Years ago, one of my mom’s Brownies or Sunday-school students or somebody gave her a Christmas present. It was a cloth bag, stuffed loosely with rice and sewn shut, with a little instruction tag that said to microwave it and “put it where you hurt.”
Rice bags have been pretty much standard-issue at her house ever since.
You can make them out of just about any fabric, provided it doesn’t have big holes in it that would let the rice fall out and isn’t made of synthetic fibers that are likely to melt when heated, but in my infinite laziness, I like to make them out of knee-high socks.
Here’s what you need:
Knee-high sock (cotton or cotton blend)
About two cups of rice
Empty Ro-Tel or enchilada sauce can (optional but very helpful)
Remove the ends from an empty Ro-Tel or enchilada sauce can. (I’m specifying these two types because you can use a can opener to take off the top and bottom. A lot of cans these days are designed for easy stacking, with rounded edges on the bottom that you can’t remove with a can opener. So far, Ro-Tel and Old El Paso haven’t sold out yet.)
Slip the sock over one end of the can.
Using the can as a sort of funnel to keep the sock open, pour rice into the sock.
Tie a knot in the end.
Microwave for 30 to 90 seconds, depending on how much heat your skin will tolerate, and drape around your neck, shoulder or wherever else your muscles feel sore or tight. You can also freeze rice bags to use in place of ice packs.

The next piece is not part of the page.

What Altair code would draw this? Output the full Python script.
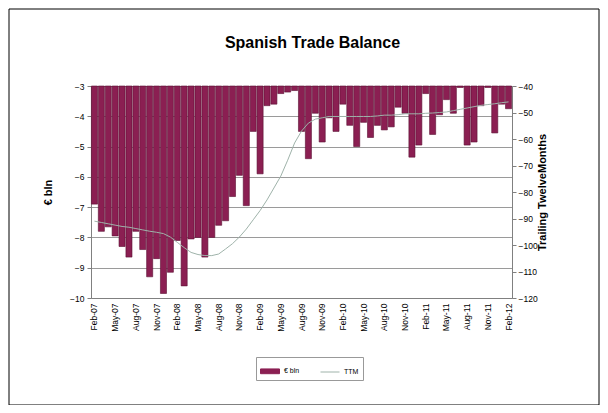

The nice thing about rice bags is that they serve the same purpose as a heating pad, but the only electricity they use is the amount necessary to heat them in the microwave — as opposed to being plugged into the wall the whole time you use them, like a conventional heating pad — and they don’t involve any packaging, disposable parts or weird chemicals like the self-heating pads and patches you get at the drugstore. Good way to recycle mismatched socks, too.